Data supplied
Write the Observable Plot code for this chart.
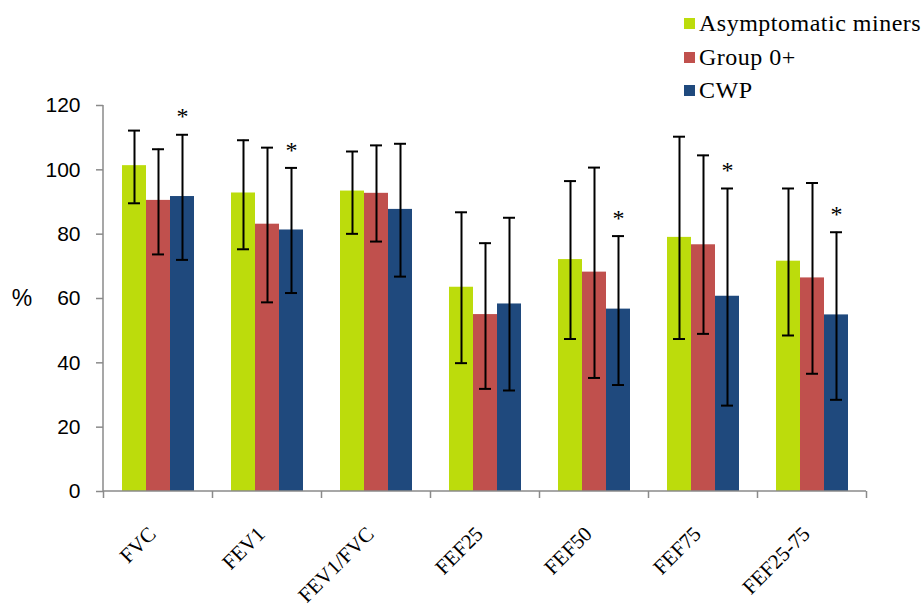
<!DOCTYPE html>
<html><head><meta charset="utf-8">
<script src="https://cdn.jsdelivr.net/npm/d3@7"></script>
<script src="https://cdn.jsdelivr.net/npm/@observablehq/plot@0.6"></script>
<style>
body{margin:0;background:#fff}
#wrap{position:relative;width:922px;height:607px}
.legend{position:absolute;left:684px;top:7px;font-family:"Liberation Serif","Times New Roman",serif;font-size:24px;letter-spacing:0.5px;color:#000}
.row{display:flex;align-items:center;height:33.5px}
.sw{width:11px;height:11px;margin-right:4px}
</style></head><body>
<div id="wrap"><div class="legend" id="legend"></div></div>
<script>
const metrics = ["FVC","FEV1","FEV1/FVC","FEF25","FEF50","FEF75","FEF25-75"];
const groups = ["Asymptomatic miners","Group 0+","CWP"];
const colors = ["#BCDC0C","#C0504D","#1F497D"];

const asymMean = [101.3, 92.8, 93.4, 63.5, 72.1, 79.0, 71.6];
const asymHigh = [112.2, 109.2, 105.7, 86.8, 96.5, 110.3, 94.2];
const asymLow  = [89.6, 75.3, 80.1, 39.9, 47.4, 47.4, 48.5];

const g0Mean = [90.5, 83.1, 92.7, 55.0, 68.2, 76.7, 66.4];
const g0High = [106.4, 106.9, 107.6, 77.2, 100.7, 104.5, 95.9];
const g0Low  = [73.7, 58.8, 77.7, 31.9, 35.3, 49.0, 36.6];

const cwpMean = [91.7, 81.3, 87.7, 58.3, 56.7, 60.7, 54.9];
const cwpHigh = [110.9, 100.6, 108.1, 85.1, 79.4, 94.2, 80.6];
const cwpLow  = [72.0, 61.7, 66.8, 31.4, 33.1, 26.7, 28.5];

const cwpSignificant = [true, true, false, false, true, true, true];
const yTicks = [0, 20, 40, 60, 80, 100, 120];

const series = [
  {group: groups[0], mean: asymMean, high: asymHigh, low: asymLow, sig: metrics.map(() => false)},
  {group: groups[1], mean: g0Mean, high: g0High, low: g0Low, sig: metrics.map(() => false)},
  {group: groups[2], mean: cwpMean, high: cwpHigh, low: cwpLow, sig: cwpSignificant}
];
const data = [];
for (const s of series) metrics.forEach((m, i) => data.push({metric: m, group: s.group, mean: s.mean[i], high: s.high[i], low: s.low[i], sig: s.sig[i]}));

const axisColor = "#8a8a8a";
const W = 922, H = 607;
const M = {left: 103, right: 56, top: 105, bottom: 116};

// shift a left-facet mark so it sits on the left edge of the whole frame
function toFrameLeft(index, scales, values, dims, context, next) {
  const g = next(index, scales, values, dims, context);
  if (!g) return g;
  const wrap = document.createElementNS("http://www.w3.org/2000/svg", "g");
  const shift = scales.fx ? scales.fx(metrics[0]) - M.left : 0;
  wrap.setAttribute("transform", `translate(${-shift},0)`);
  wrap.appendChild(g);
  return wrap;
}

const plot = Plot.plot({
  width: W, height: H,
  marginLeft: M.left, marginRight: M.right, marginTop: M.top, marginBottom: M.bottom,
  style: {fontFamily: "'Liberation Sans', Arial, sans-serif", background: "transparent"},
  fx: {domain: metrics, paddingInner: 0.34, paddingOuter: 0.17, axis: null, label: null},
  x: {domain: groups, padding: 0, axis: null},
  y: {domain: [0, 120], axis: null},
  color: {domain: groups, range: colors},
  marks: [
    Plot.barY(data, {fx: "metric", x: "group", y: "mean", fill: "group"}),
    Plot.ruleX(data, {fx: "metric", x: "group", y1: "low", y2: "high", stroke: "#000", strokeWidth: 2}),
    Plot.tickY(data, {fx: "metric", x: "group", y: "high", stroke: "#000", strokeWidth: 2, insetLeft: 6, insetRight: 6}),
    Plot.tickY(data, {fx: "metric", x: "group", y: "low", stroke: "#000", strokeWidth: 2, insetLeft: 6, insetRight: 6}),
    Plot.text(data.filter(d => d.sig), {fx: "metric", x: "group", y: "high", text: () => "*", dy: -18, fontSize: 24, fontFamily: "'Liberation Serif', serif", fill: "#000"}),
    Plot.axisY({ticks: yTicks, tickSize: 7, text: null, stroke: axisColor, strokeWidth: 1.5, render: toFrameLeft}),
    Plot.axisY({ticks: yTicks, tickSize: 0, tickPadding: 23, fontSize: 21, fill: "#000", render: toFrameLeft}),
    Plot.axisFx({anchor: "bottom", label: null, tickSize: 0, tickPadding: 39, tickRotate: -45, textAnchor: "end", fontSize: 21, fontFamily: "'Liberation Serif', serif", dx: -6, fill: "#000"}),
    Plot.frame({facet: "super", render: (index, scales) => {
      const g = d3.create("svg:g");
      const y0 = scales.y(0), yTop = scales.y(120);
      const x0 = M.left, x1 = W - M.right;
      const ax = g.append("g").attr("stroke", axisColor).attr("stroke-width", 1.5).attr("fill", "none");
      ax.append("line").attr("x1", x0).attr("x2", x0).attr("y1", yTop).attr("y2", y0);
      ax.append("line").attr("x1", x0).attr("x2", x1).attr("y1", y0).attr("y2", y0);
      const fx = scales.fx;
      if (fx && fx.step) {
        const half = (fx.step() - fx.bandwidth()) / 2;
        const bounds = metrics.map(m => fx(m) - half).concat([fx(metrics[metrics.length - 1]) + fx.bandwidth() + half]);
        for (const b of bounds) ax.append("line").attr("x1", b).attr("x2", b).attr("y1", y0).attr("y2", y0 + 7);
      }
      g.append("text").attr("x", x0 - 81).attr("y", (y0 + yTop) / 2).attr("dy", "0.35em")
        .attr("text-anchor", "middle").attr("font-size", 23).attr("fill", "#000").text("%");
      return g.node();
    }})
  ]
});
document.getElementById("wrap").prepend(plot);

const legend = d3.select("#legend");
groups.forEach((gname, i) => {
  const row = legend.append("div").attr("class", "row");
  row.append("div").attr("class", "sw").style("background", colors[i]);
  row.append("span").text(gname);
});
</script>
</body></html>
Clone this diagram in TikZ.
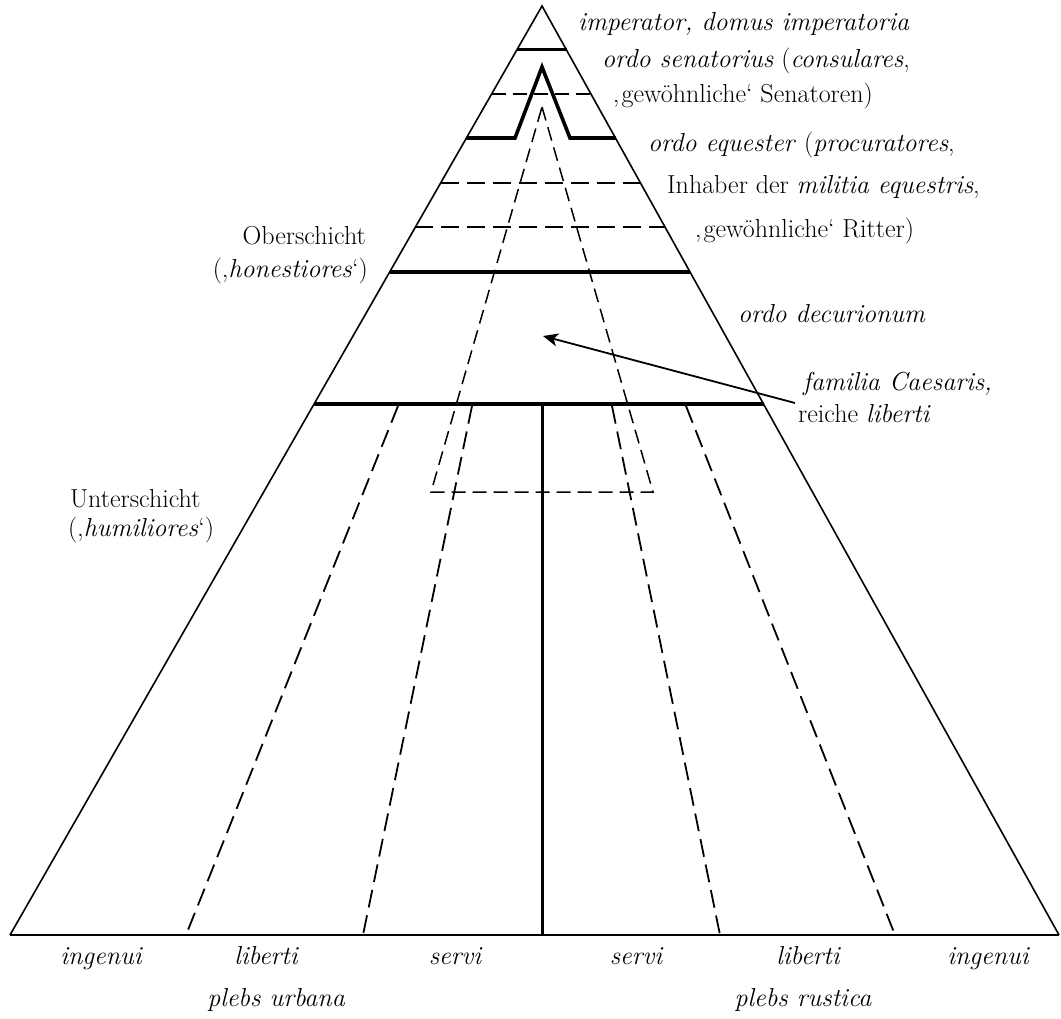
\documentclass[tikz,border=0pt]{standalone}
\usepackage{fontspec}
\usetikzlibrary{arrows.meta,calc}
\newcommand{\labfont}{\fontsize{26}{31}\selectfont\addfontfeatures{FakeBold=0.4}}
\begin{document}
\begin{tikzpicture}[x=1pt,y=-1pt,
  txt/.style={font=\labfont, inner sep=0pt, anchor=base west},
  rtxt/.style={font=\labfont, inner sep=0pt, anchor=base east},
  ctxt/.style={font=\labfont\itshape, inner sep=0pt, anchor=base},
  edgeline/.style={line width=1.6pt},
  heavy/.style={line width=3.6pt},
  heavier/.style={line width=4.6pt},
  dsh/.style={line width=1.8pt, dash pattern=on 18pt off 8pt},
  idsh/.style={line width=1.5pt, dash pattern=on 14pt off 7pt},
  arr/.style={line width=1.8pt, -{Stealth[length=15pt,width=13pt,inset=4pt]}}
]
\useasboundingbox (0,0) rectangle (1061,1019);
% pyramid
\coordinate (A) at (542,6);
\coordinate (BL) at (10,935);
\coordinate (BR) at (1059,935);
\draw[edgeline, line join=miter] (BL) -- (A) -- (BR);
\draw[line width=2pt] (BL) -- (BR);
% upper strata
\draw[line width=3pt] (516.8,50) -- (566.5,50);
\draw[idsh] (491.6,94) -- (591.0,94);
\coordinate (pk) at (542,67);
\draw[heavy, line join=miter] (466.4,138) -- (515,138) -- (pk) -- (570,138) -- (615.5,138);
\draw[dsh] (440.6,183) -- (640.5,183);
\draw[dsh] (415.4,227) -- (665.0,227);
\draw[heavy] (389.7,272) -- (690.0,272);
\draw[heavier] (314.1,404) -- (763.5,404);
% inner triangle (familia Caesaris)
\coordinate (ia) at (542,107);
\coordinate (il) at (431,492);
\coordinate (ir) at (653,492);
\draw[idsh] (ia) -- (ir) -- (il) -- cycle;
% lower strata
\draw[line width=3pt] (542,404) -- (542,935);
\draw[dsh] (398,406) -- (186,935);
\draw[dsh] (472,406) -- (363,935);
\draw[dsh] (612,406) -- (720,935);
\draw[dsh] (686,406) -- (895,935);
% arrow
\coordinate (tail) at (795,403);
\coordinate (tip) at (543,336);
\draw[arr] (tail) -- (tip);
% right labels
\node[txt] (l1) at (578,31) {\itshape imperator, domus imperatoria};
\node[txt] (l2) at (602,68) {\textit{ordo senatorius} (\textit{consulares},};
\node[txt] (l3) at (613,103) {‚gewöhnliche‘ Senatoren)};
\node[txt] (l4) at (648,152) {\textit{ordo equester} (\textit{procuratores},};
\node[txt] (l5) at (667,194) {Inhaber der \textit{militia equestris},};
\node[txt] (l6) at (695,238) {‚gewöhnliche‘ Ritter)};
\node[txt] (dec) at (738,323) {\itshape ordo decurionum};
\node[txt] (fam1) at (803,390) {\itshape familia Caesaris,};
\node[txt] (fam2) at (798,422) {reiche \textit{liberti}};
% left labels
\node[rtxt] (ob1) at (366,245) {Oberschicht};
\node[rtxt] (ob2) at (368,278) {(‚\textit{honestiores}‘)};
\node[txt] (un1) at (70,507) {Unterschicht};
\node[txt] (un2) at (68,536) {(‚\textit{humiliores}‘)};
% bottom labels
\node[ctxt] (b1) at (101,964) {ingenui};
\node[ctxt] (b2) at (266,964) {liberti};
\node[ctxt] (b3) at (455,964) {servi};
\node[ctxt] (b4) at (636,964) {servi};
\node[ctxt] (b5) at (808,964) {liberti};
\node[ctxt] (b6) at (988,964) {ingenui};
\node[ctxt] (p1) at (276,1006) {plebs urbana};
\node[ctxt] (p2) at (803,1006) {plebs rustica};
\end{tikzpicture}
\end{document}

What is required
Repeat exactly the lines from the first line of the records above through the line containing "47.4, 47.4, 48.5];", both included. Leave out the pictures.

Solved problem
Write the Observable Plot code for this chart.
<!DOCTYPE html>
<html><head><meta charset="utf-8">
<script src="https://cdn.jsdelivr.net/npm/d3@7"></script>
<script src="https://cdn.jsdelivr.net/npm/@observablehq/plot@0.6"></script>
<style>
body{margin:0;background:#fff}
#wrap{position:relative;width:922px;height:607px}
.legend{position:absolute;left:684px;top:7px;font-family:"Liberation Serif","Times New Roman",serif;font-size:24px;letter-spacing:0.5px;color:#000}
.row{display:flex;align-items:center;height:33.5px}
.sw{width:11px;height:11px;margin-right:4px}
</style></head><body>
<div id="wrap"><div class="legend" id="legend"></div></div>
<script>
const metrics = ["FVC","FEV1","FEV1/FVC","FEF25","FEF50","FEF75","FEF25-75"];
const groups = ["Asymptomatic miners","Group 0+","CWP"];
const colors = ["#BCDC0C","#C0504D","#1F497D"];

const asymMean = [101.3, 92.8, 93.4, 63.5, 72.1, 79.0, 71.6];
const asymHigh = [112.2, 109.2, 105.7, 86.8, 96.5, 110.3, 94.2];
const asymLow  = [89.6, 75.3, 80.1, 39.9, 47.4, 47.4, 48.5];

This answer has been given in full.